Starting with the 2010 edition, all versions of Peachtree (Complete, Premium, etc.) now include the capability of configuring an automatic database backup routine. Many users running Peachtree from a networked server will already have some sort of automated, unattended, server-based backup system in place, and thus may well ask “why bother to create yet another backup?”

 Two reasons.

 First, have you ever tried to restore a tape backup file to your server? Chances are this backup system was set up, and is periodically tested and maintained – hopefully! – by your IT person or firm. Chances are also that you don’t really have a clue how to restore a file yourself, or an entire directory, from your backup media, thus requiring you to chase down your IT support resource in the event you need to restore your Peachtree data. By the time that occurs you have either been “down” for longer than you can tolerate, or additional accounting data has been entered into the system, meaning more redundant entry when the database is finally restored.

I still recount a “horror story” from over fifteen years ago, when a client dutifully changed backup tapes every morning, took them off-site every night, and never made an application-based backup. One day they corrupted their database and needed to restore from tape, only to find that the tapes were all blank. No one had ever verified what was being backed up, or tested the restore process to insure its reliability.

 Application-based backups should not be considered as a replacement for an unattended server-based backup system, but as an adjunct to such a system. Server-based backups typically write their data to some type of external storage device, so that if the server drive fails (the most common type of server failure, by the way), your precious data is available to you “detached” from the server drive. It is, however, so much easier to restore an application-based backup file, since the program takes all of the “techno-babble” out of the restore process and guides you through the restore right from within the application.

These types of backups can of course also be stored on external media (thumb drives, USB drives, etc.) but will run much more slowly if directly backed up to an external device.

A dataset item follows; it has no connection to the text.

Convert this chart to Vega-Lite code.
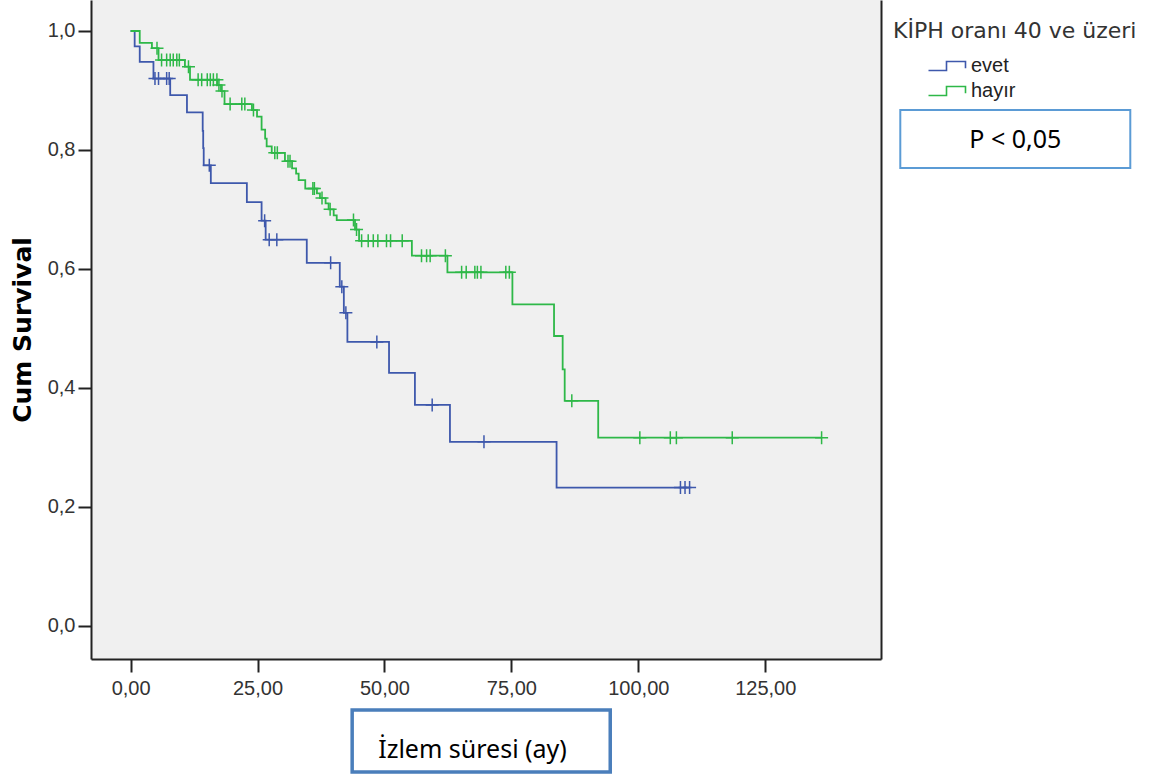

Better to first back up to a local drive, then drag the completed application-based backup file to the external media for secure storage.

 Second, do you really remember – or have the time – to manually run a backup every day? Can you routinely get everybody out of the system, on your schedule, so that you can run the backup? Probably the answer to one or both of these questions is “no”. Peachtree’s automatic backup configuration can eliminate these roadblocks to protecting your valuable accounting data.

 To use the new Peachtree automatic backup feature you run a small “utility” (from within the application, off of the File menu) to specify:

  • what company to back up,
  • where to store the backup file,
  • what credentials you have to permit access to the company database,
  • what additional components you may want the backup to include,
  • and what to do in the event that a backup file with the same name already exists.

You save these settings in a “configuration file” (one for each company whose backups you want to automate), and then invoke the Windows Scheduler application, which is typically installed on all Windows-based PC’s.

 Windows Scheduler then takes over the process, asking you how often the backup should run, and what time it should kick off. The “no-brainer” setting for this are “daily, in the middle of the night sometime”.  Just be sure that it can complete its backup before your server based-unattended backup starts up, as the one could conflict with the other and prevent a clean backup from either source.

 If you are not yet running on Peachtree 2010, you can still use Windows Scheduler, in conjunction with some old-fashioned “batch files”, to more or less accomplish the same automated backup routine.  Not a simple task, however. You can start a fire with a flint and some straw, as well, but lighters are a whole lot easier. And “easier” usually translates into actually getting the job done reliably and consistently.

When it comes to backing up accounting data, reliability and consistency are the values you are looking for.